Spring Awakens, Part 1


Meghan Dietsche Goel - March 23, 2018

Happy Spring, ShelfTalker readers! As the East Coast digs out from yet another snowstorm, the calendar reminds us that it’s officially the first week of Spring. Although I’m flying to snowy New York City tomorrow for publisher meetings, here in Austin the bluebonnets have started to bob their heads on the sides of the roads. And while the days start chilly, they consistently end in the 70s and 80s. We’ll be in sweltering 105 degree weather soon enough, but for a small moment, we’re enjoying a temperate transition that I want to slow down and savor.
In the midst of our turn toward spring, I’m very much enjoying two new picture books that arrived just in time to send kids into the balmy outdoors armed for exploration and observation. Each book embraces the visceral immediacy of the natural world and centers around tactile, sensory perception, but they do it in completely different ways. They Say Blue by Jillian Tamaki dives into the world headfirst, exploring all its colors both seen and unseen, pausing to contemplate each new wonder before leaping to the next. Bear and Wolf by Daniel Salmieri, on the other hand, has a slower pulse and a more deliberate pace, following two wild friends through the rhythms of a quiet woodland year, together and alone. 

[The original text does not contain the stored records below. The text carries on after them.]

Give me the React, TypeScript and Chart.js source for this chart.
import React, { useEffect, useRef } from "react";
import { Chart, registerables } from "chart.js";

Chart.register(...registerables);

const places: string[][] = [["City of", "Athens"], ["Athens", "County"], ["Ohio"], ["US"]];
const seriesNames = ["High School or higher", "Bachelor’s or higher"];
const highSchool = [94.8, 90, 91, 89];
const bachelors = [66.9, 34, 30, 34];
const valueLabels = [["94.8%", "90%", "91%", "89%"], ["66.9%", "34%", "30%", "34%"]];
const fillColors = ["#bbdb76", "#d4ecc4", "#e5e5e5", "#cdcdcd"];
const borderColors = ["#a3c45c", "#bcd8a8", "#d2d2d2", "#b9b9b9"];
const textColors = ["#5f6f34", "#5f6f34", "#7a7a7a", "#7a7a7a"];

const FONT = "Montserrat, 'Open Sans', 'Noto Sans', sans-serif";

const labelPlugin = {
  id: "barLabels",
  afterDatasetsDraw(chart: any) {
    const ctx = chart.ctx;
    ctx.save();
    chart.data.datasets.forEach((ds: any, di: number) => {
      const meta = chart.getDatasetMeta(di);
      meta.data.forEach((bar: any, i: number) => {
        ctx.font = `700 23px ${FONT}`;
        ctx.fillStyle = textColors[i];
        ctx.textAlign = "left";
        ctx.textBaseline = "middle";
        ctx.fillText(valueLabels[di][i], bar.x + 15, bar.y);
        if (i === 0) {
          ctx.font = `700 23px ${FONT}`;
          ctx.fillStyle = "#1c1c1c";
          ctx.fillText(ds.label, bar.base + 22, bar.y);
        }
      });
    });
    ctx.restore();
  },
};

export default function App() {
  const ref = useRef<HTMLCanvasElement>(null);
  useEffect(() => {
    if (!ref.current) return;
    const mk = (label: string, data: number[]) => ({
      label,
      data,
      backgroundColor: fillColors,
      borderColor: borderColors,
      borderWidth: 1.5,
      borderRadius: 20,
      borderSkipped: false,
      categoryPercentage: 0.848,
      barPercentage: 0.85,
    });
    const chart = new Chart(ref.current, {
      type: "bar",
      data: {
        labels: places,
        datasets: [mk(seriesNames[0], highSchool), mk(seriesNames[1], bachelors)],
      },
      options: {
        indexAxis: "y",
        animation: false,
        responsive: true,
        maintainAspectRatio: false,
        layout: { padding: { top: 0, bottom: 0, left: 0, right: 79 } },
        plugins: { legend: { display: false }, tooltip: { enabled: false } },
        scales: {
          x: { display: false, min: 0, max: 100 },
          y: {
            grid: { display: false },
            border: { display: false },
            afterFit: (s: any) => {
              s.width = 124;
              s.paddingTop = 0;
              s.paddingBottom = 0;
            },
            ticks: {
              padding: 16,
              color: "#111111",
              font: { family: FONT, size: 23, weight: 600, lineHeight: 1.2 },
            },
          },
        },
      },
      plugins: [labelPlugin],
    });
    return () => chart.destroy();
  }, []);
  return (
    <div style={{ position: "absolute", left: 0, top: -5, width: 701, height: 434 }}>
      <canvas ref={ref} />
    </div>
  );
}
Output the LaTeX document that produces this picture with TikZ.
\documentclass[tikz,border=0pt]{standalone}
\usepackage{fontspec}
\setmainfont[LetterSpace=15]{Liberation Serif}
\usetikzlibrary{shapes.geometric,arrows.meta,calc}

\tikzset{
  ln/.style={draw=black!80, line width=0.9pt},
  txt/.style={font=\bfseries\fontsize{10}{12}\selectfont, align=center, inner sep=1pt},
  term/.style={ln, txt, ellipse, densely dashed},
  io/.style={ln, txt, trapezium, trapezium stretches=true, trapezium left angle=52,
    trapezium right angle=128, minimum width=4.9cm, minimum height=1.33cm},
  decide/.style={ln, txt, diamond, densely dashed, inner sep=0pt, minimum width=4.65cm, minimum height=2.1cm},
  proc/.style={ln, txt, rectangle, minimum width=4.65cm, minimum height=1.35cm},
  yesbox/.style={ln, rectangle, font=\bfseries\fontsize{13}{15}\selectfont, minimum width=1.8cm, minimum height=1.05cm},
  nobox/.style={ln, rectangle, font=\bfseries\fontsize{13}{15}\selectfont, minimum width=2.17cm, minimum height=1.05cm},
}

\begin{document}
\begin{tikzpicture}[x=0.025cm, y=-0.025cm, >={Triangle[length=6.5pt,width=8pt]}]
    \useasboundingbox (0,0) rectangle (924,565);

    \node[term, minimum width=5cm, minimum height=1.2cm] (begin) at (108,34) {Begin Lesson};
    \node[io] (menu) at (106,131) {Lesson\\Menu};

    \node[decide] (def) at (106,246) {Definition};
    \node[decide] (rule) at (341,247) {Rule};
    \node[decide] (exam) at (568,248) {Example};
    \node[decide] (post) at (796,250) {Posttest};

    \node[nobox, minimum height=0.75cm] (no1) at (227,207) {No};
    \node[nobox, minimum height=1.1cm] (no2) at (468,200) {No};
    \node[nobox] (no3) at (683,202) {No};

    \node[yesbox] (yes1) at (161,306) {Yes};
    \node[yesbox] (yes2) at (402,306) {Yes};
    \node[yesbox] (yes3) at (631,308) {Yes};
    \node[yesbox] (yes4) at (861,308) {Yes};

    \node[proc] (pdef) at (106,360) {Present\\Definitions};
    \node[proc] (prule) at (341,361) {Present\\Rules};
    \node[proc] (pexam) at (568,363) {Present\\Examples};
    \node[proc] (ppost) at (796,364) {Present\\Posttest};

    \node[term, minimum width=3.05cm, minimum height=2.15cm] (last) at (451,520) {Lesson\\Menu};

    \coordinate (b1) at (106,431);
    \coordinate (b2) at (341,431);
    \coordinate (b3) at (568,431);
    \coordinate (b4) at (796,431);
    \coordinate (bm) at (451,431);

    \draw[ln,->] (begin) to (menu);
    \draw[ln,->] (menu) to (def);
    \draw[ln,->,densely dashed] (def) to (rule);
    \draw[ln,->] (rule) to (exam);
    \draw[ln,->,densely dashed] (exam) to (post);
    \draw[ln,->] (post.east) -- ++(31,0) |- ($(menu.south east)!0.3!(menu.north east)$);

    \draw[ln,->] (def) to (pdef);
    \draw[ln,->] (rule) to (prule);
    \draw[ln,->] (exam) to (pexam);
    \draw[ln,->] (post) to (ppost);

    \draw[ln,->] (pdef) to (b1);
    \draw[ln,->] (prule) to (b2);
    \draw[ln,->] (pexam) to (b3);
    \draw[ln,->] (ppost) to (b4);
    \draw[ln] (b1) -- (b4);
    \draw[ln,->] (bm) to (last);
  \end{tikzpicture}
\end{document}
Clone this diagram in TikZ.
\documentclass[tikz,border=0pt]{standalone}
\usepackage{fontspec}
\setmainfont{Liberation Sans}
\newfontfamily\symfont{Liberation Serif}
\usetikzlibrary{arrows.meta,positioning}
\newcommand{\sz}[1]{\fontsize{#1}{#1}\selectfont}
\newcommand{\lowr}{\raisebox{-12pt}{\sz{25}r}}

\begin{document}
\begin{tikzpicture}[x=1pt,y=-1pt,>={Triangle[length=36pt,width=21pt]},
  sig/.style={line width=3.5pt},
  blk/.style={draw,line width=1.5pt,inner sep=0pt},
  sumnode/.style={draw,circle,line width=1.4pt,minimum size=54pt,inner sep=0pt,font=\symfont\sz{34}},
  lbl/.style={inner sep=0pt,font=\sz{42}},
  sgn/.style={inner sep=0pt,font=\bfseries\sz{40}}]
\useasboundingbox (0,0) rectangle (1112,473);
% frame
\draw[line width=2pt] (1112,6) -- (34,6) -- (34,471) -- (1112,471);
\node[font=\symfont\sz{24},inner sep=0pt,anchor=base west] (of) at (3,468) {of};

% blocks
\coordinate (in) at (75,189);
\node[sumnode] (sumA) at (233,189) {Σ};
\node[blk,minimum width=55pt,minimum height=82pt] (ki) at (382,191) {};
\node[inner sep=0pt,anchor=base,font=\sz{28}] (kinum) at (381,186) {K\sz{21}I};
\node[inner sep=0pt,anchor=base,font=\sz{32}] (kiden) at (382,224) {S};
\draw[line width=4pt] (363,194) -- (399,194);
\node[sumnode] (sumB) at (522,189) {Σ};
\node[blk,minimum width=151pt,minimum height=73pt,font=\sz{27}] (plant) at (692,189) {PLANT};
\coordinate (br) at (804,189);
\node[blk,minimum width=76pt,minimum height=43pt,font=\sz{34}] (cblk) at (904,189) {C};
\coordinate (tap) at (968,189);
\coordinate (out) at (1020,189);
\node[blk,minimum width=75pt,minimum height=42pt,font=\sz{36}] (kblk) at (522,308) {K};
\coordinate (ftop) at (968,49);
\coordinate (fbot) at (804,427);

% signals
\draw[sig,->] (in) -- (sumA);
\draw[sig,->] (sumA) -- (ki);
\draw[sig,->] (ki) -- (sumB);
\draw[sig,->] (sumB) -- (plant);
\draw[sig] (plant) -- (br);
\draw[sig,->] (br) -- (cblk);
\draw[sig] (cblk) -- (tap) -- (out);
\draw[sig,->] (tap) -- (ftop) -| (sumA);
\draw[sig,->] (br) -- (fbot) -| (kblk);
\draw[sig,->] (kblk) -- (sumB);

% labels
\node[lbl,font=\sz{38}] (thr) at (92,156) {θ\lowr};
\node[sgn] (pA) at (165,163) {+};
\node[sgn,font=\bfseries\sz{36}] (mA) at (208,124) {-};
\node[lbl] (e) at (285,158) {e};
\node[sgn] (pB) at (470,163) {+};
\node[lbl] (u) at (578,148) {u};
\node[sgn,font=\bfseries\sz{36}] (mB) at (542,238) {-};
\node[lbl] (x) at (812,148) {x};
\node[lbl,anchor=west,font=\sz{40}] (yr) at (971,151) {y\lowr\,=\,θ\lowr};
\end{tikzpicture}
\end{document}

They Say Blue stars a young explorer whose fingers and toes and eyes and ears and imagination are all in a state of constant, inquisitive motion as she investigates her way through the seasons, flinging clear water drops from her fingers and running until her red blood races through her veins. Reaching as high as she can to sprout like a tree and feel the sun, this girl has no interest in taking anyone’s word for what the world is, because she knows the world is what you can see with your own eyes, feel with your own fingers, smell with your own nose. If you can’t see something yourself, how do you know it’s there? You can feel the red blood pumping through your body and picture an egg’s inner orange yolk because you’ve seen those things emerge from hiding before. But until you see a blue whale, how do you know it’s blue? After all, people say the sky and sea are blue, which isn’t always true, and captures nothing of their untamed, mercurial natures.
What I particularly love about this investigative journey through the world is that it always feels grounded and personal and childlike in scope. Even when our explorer breaks into a moment of fantasy, sailing a boat over a field of rolling golden grass in her mind’s eye, she brings herself back down to the earth she knows, reminded that not even the lightest boat could ride those waving strands. When brought to life in Tamaki’s illustrations, it’s something more than just fun fantasy. It’s the opening of possibility and the acceptance of reality. We can see the sheer unbridled joy unleashed by her imagined adventure on the grassy waves, and the resignation in her posture as she gives up the dream and walks away in the rain.
In the middle of all this tactile enthusiasm, some my favorite moments of the book are the quiet ones: the esoteric contemplation of the colors contained within an unbroken egg or a careful crouch  to examine a new spring flower. I especially love when the book brings our young wanderer home to her family, finding the safe calm of her own bed (where the curves of her blankets echo the rolling hills covered with snow outside) and waking to her mother’s gentle touch on her thick black hair. Tamaki captures something ineffable and tender about the colors of a shared life in these pages. Mother and daughter feel so connected here in this small moment from their daily life that it feels almost like we’re spying. The final spreads show the glow of a sunrise on their faces as they watch crows flying into an orange-pink “sea of sky” that’s anything but blue. As dawn breaks on a new day, we know that more adventures will call our girl outdoors, but we also get a glimpse of the world always waiting to welcome her back home and share in her discoveries.